→ **Written problem**: Faithfully return all lines, omitting every embedded picture.

→ **Data**:

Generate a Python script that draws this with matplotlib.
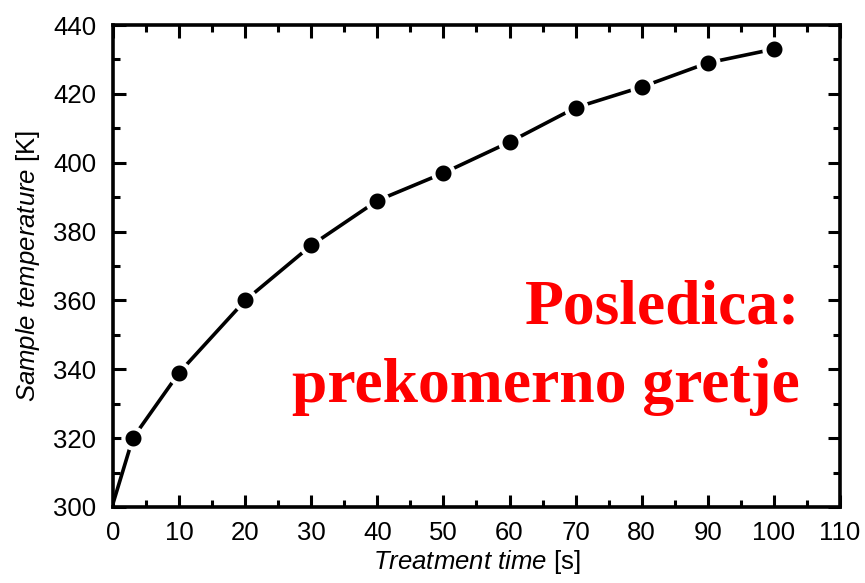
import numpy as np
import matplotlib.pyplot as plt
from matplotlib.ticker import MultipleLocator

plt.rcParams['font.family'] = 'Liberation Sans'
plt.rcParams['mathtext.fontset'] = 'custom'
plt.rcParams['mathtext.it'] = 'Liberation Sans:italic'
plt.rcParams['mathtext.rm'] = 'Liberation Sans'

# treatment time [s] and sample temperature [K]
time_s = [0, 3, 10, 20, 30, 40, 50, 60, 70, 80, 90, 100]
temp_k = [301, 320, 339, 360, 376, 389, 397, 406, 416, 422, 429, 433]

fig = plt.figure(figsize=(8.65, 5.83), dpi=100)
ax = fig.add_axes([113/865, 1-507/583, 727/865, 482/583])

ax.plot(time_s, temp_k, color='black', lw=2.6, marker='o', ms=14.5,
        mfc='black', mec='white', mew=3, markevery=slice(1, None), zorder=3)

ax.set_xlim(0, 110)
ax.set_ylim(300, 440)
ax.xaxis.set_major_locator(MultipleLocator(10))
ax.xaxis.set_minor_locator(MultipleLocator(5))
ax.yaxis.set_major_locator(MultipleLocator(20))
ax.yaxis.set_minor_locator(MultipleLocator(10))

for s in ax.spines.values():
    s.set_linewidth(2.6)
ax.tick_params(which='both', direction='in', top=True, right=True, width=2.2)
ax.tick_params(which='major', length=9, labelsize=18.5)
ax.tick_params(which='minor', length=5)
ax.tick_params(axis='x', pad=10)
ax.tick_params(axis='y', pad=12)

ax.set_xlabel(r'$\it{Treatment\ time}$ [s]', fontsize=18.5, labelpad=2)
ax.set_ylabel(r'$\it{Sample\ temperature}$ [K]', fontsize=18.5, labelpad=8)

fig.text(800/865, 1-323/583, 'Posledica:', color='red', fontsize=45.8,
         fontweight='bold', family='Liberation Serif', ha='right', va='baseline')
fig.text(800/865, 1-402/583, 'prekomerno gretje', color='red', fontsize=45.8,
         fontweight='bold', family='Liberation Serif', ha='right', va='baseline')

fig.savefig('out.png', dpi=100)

→ **Exercise response**:
Generate a Python script that draws this with matplotlib.
import numpy as np
import matplotlib.pyplot as plt
from matplotlib.ticker import MultipleLocator

plt.rcParams['font.family'] = 'Liberation Sans'
plt.rcParams['mathtext.fontset'] = 'custom'
plt.rcParams['mathtext.it'] = 'Liberation Sans:italic'
plt.rcParams['mathtext.rm'] = 'Liberation Sans'

# treatment time [s] and sample temperature [K]
time_s = [0, 3, 10, 20, 30, 40, 50, 60, 70, 80, 90, 100]
temp_k = [301, 320, 339, 360, 376, 389, 397, 406, 416, 422, 429, 433]

fig = plt.figure(figsize=(8.65, 5.83), dpi=100)
ax = fig.add_axes([113/865, 1-507/583, 727/865, 482/583])

ax.plot(time_s, temp_k, color='black', lw=2.6, marker='o', ms=14.5,
        mfc='black', mec='white', mew=3, markevery=slice(1, None), zorder=3)

ax.set_xlim(0, 110)
ax.set_ylim(300, 440)
ax.xaxis.set_major_locator(MultipleLocator(10))
ax.xaxis.set_minor_locator(MultipleLocator(5))
ax.yaxis.set_major_locator(MultipleLocator(20))
ax.yaxis.set_minor_locator(MultipleLocator(10))

for s in ax.spines.values():
    s.set_linewidth(2.6)
ax.tick_params(which='both', direction='in', top=True, right=True, width=2.2)
ax.tick_params(which='major', length=9, labelsize=18.5)
ax.tick_params(which='minor', length=5)
ax.tick_params(axis='x', pad=10)
ax.tick_params(axis='y', pad=12)

ax.set_xlabel(r'$\it{Treatment\ time}$ [s]', fontsize=18.5, labelpad=2)
ax.set_ylabel(r'$\it{Sample\ temperature}$ [K]', fontsize=18.5, labelpad=8)

fig.text(800/865, 1-323/583, 'Posledica:', color='red', fontsize=45.8,
         fontweight='bold', family='Liberation Serif', ha='right', va='baseline')
fig.text(800/865, 1-402/583, 'prekomerno gretje', color='red', fontsize=45.8,
         fontweight='bold', family='Liberation Serif', ha='right', va='baseline')

fig.savefig('out.png', dpi=100)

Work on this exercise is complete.